▶ _INPUT RECORDS_:
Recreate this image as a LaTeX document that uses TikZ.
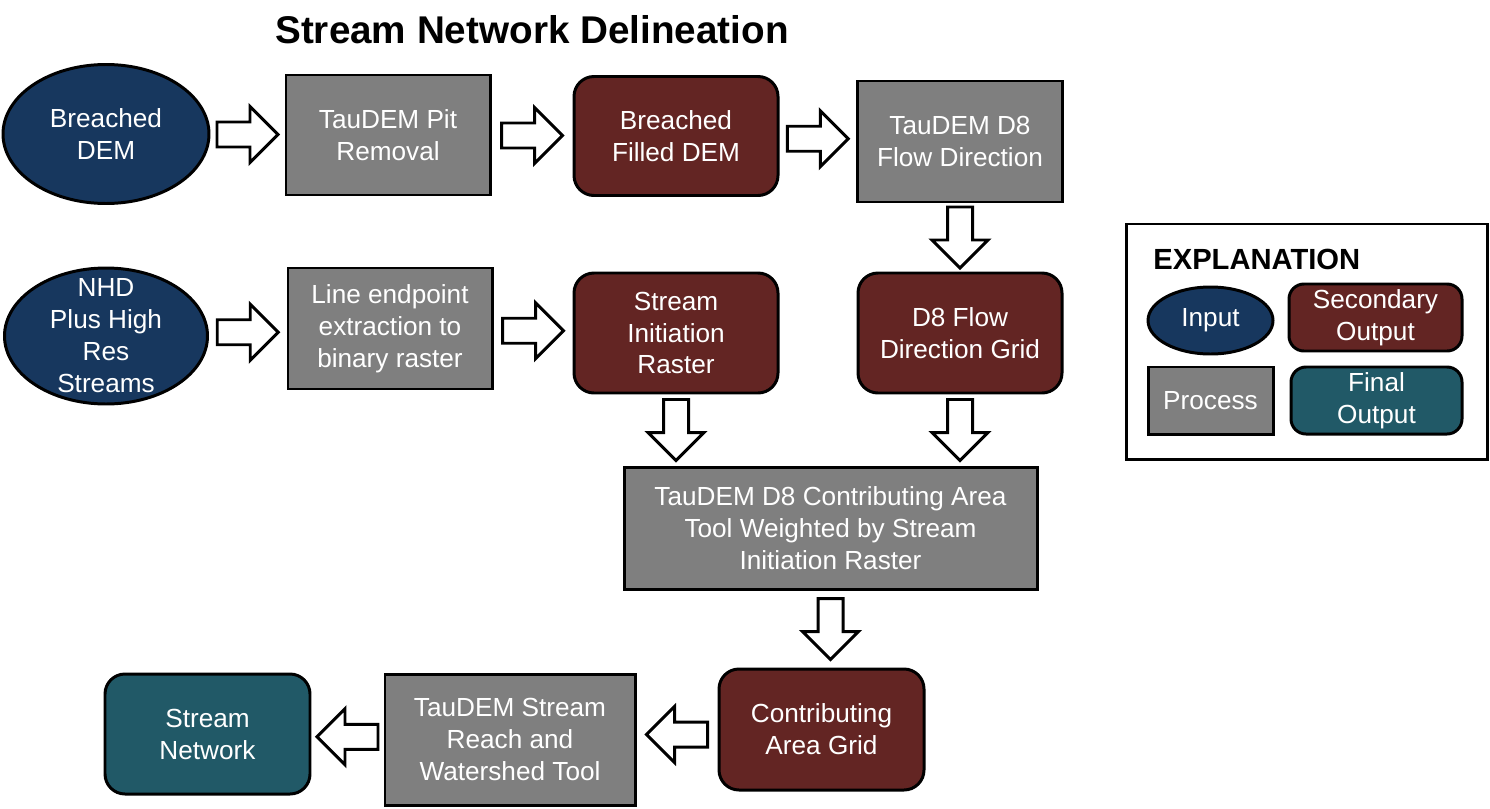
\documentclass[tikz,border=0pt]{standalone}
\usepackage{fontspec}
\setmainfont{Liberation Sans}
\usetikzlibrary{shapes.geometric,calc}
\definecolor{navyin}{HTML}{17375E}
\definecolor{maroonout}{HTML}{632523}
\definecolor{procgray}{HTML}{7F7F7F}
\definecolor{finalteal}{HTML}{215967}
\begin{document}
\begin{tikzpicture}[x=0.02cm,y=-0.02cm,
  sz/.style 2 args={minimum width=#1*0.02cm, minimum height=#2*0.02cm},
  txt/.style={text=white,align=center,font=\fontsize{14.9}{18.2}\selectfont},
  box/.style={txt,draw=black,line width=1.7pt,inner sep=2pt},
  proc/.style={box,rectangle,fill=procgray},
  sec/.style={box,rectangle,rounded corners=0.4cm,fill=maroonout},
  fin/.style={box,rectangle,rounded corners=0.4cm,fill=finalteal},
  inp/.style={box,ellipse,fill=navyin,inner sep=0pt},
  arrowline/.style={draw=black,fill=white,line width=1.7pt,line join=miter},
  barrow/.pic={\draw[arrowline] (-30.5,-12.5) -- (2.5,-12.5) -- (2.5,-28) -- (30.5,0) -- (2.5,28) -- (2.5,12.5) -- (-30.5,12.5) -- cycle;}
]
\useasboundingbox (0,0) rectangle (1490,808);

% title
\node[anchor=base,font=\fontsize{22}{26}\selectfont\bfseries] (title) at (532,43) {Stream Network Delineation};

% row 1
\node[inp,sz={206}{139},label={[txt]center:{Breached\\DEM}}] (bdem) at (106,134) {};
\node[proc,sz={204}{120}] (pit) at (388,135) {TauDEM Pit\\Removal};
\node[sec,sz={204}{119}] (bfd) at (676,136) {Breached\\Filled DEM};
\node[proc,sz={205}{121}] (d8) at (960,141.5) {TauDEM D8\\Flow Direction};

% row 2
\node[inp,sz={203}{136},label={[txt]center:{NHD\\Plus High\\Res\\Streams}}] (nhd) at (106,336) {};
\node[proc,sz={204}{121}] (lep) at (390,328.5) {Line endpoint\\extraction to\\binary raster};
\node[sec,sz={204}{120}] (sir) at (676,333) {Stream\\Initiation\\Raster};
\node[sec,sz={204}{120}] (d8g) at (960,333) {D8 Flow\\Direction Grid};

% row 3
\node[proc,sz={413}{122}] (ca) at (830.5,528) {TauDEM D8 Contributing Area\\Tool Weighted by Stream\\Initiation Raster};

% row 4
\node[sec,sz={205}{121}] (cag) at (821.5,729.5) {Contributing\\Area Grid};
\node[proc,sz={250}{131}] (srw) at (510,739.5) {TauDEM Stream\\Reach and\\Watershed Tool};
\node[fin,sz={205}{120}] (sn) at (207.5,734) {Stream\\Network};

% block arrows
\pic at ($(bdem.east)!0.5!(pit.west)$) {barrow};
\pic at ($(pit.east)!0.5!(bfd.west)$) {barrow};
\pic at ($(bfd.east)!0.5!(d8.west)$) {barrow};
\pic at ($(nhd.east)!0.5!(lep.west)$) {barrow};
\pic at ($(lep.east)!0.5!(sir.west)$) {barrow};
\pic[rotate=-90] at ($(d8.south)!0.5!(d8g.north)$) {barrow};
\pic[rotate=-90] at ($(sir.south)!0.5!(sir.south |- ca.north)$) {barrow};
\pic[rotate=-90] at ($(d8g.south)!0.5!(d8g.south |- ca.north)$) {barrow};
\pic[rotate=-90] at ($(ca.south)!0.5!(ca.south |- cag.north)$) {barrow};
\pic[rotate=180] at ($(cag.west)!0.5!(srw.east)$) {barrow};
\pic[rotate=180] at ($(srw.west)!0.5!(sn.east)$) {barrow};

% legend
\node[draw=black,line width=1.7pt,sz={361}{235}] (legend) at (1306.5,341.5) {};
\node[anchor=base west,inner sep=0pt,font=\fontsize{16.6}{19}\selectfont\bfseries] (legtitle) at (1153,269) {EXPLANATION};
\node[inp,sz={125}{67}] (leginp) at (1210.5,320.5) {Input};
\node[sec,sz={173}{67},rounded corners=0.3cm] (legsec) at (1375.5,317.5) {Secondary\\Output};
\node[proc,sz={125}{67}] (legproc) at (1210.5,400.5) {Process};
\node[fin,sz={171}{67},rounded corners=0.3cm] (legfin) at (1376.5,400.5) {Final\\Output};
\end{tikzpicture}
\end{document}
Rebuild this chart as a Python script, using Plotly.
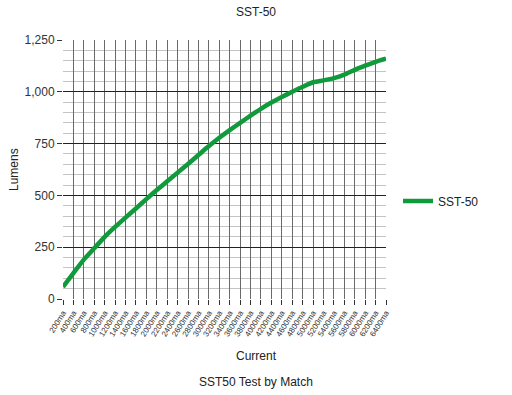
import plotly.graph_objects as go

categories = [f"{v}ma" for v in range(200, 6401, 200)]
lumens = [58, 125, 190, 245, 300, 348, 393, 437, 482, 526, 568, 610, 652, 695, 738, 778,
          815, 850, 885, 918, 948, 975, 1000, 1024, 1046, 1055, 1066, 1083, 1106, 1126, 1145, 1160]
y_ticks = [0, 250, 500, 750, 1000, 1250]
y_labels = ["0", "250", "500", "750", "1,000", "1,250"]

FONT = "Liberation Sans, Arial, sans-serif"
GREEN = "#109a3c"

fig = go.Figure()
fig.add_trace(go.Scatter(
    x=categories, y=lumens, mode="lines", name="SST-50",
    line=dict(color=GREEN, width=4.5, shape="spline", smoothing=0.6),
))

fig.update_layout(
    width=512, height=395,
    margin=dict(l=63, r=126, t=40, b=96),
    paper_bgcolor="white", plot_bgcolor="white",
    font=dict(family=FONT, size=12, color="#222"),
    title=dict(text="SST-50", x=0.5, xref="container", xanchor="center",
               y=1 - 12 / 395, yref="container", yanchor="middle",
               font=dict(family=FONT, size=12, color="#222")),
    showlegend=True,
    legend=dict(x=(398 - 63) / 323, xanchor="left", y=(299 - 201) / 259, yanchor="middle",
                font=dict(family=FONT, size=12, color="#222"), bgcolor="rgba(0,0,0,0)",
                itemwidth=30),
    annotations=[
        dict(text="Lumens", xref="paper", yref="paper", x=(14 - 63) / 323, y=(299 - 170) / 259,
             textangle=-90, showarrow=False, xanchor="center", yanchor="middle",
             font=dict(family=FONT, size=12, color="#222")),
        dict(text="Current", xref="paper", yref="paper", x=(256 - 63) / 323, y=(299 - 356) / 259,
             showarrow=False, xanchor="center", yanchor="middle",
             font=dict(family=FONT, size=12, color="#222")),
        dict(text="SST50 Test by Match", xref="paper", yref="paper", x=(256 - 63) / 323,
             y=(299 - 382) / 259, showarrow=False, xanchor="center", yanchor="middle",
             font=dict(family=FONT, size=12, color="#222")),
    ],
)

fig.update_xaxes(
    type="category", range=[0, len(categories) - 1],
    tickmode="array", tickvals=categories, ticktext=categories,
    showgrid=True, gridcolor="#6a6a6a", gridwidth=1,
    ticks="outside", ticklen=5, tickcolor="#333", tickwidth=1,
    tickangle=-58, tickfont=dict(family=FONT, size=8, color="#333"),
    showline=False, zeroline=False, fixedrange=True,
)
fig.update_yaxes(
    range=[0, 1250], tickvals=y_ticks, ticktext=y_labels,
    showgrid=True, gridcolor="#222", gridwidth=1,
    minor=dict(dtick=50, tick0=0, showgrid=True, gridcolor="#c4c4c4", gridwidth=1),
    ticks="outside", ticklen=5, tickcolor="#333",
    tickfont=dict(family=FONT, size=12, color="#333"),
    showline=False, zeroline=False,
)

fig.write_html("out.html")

▶ _GOAL_:
Print all of the entries word for word. Omit the pictures they contain.

▶ _SOLUTION FOR THIS TASK_:
Recreate this image as a LaTeX document that uses TikZ.
\documentclass[tikz,border=0pt]{standalone}
\usepackage{fontspec}
\setmainfont{Liberation Sans}
\usetikzlibrary{shapes.geometric,calc}
\definecolor{navyin}{HTML}{17375E}
\definecolor{maroonout}{HTML}{632523}
\definecolor{procgray}{HTML}{7F7F7F}
\definecolor{finalteal}{HTML}{215967}
\begin{document}
\begin{tikzpicture}[x=0.02cm,y=-0.02cm,
  sz/.style 2 args={minimum width=#1*0.02cm, minimum height=#2*0.02cm},
  txt/.style={text=white,align=center,font=\fontsize{14.9}{18.2}\selectfont},
  box/.style={txt,draw=black,line width=1.7pt,inner sep=2pt},
  proc/.style={box,rectangle,fill=procgray},
  sec/.style={box,rectangle,rounded corners=0.4cm,fill=maroonout},
  fin/.style={box,rectangle,rounded corners=0.4cm,fill=finalteal},
  inp/.style={box,ellipse,fill=navyin,inner sep=0pt},
  arrowline/.style={draw=black,fill=white,line width=1.7pt,line join=miter},
  barrow/.pic={\draw[arrowline] (-30.5,-12.5) -- (2.5,-12.5) -- (2.5,-28) -- (30.5,0) -- (2.5,28) -- (2.5,12.5) -- (-30.5,12.5) -- cycle;}
]
\useasboundingbox (0,0) rectangle (1490,808);

% title
\node[anchor=base,font=\fontsize{22}{26}\selectfont\bfseries] (title) at (532,43) {Stream Network Delineation};

% row 1
\node[inp,sz={206}{139},label={[txt]center:{Breached\\DEM}}] (bdem) at (106,134) {};
\node[proc,sz={204}{120}] (pit) at (388,135) {TauDEM Pit\\Removal};
\node[sec,sz={204}{119}] (bfd) at (676,136) {Breached\\Filled DEM};
\node[proc,sz={205}{121}] (d8) at (960,141.5) {TauDEM D8\\Flow Direction};

% row 2
\node[inp,sz={203}{136},label={[txt]center:{NHD\\Plus High\\Res\\Streams}}] (nhd) at (106,336) {};
\node[proc,sz={204}{121}] (lep) at (390,328.5) {Line endpoint\\extraction to\\binary raster};
\node[sec,sz={204}{120}] (sir) at (676,333) {Stream\\Initiation\\Raster};
\node[sec,sz={204}{120}] (d8g) at (960,333) {D8 Flow\\Direction Grid};

% row 3
\node[proc,sz={413}{122}] (ca) at (830.5,528) {TauDEM D8 Contributing Area\\Tool Weighted by Stream\\Initiation Raster};

% row 4
\node[sec,sz={205}{121}] (cag) at (821.5,729.5) {Contributing\\Area Grid};
\node[proc,sz={250}{131}] (srw) at (510,739.5) {TauDEM Stream\\Reach and\\Watershed Tool};
\node[fin,sz={205}{120}] (sn) at (207.5,734) {Stream\\Network};

% block arrows
\pic at ($(bdem.east)!0.5!(pit.west)$) {barrow};
\pic at ($(pit.east)!0.5!(bfd.west)$) {barrow};
\pic at ($(bfd.east)!0.5!(d8.west)$) {barrow};
\pic at ($(nhd.east)!0.5!(lep.west)$) {barrow};
\pic at ($(lep.east)!0.5!(sir.west)$) {barrow};
\pic[rotate=-90] at ($(d8.south)!0.5!(d8g.north)$) {barrow};
\pic[rotate=-90] at ($(sir.south)!0.5!(sir.south |- ca.north)$) {barrow};
\pic[rotate=-90] at ($(d8g.south)!0.5!(d8g.south |- ca.north)$) {barrow};
\pic[rotate=-90] at ($(ca.south)!0.5!(ca.south |- cag.north)$) {barrow};
\pic[rotate=180] at ($(cag.west)!0.5!(srw.east)$) {barrow};
\pic[rotate=180] at ($(srw.west)!0.5!(sn.east)$) {barrow};

% legend
\node[draw=black,line width=1.7pt,sz={361}{235}] (legend) at (1306.5,341.5) {};
\node[anchor=base west,inner sep=0pt,font=\fontsize{16.6}{19}\selectfont\bfseries] (legtitle) at (1153,269) {EXPLANATION};
\node[inp,sz={125}{67}] (leginp) at (1210.5,320.5) {Input};
\node[sec,sz={173}{67},rounded corners=0.3cm] (legsec) at (1375.5,317.5) {Secondary\\Output};
\node[proc,sz={125}{67}] (legproc) at (1210.5,400.5) {Process};
\node[fin,sz={171}{67},rounded corners=0.3cm] (legfin) at (1376.5,400.5) {Final\\Output};
\end{tikzpicture}
\end{document}
Rebuild this chart as a Python script, using Plotly.
import plotly.graph_objects as go

categories = [f"{v}ma" for v in range(200, 6401, 200)]
lumens = [58, 125, 190, 245, 300, 348, 393, 437, 482, 526, 568, 610, 652, 695, 738, 778,
          815, 850, 885, 918, 948, 975, 1000, 1024, 1046, 1055, 1066, 1083, 1106, 1126, 1145, 1160]
y_ticks = [0, 250, 500, 750, 1000, 1250]
y_labels = ["0", "250", "500", "750", "1,000", "1,250"]

FONT = "Liberation Sans, Arial, sans-serif"
GREEN = "#109a3c"

fig = go.Figure()
fig.add_trace(go.Scatter(
    x=categories, y=lumens, mode="lines", name="SST-50",
    line=dict(color=GREEN, width=4.5, shape="spline", smoothing=0.6),
))

fig.update_layout(
    width=512, height=395,
    margin=dict(l=63, r=126, t=40, b=96),
    paper_bgcolor="white", plot_bgcolor="white",
    font=dict(family=FONT, size=12, color="#222"),
    title=dict(text="SST-50", x=0.5, xref="container", xanchor="center",
               y=1 - 12 / 395, yref="container", yanchor="middle",
               font=dict(family=FONT, size=12, color="#222")),
    showlegend=True,
    legend=dict(x=(398 - 63) / 323, xanchor="left", y=(299 - 201) / 259, yanchor="middle",
                font=dict(family=FONT, size=12, color="#222"), bgcolor="rgba(0,0,0,0)",
                itemwidth=30),
    annotations=[
        dict(text="Lumens", xref="paper", yref="paper", x=(14 - 63) / 323, y=(299 - 170) / 259,
             textangle=-90, showarrow=False, xanchor="center", yanchor="middle",
             font=dict(family=FONT, size=12, color="#222")),
        dict(text="Current", xref="paper", yref="paper", x=(256 - 63) / 323, y=(299 - 356) / 259,
             showarrow=False, xanchor="center", yanchor="middle",
             font=dict(family=FONT, size=12, color="#222")),
        dict(text="SST50 Test by Match", xref="paper", yref="paper", x=(256 - 63) / 323,
             y=(299 - 382) / 259, showarrow=False, xanchor="center", yanchor="middle",
             font=dict(family=FONT, size=12, color="#222")),
    ],
)

fig.update_xaxes(
    type="category", range=[0, len(categories) - 1],
    tickmode="array", tickvals=categories, ticktext=categories,
    showgrid=True, gridcolor="#6a6a6a", gridwidth=1,
    ticks="outside", ticklen=5, tickcolor="#333", tickwidth=1,
    tickangle=-58, tickfont=dict(family=FONT, size=8, color="#333"),
    showline=False, zeroline=False, fixedrange=True,
)
fig.update_yaxes(
    range=[0, 1250], tickvals=y_ticks, ticktext=y_labels,
    showgrid=True, gridcolor="#222", gridwidth=1,
    minor=dict(dtick=50, tick0=0, showgrid=True, gridcolor="#c4c4c4", gridwidth=1),
    ticks="outside", ticklen=5, tickcolor="#333",
    tickfont=dict(family=FONT, size=12, color="#333"),
    showline=False, zeroline=False,
)

fig.write_html("out.html")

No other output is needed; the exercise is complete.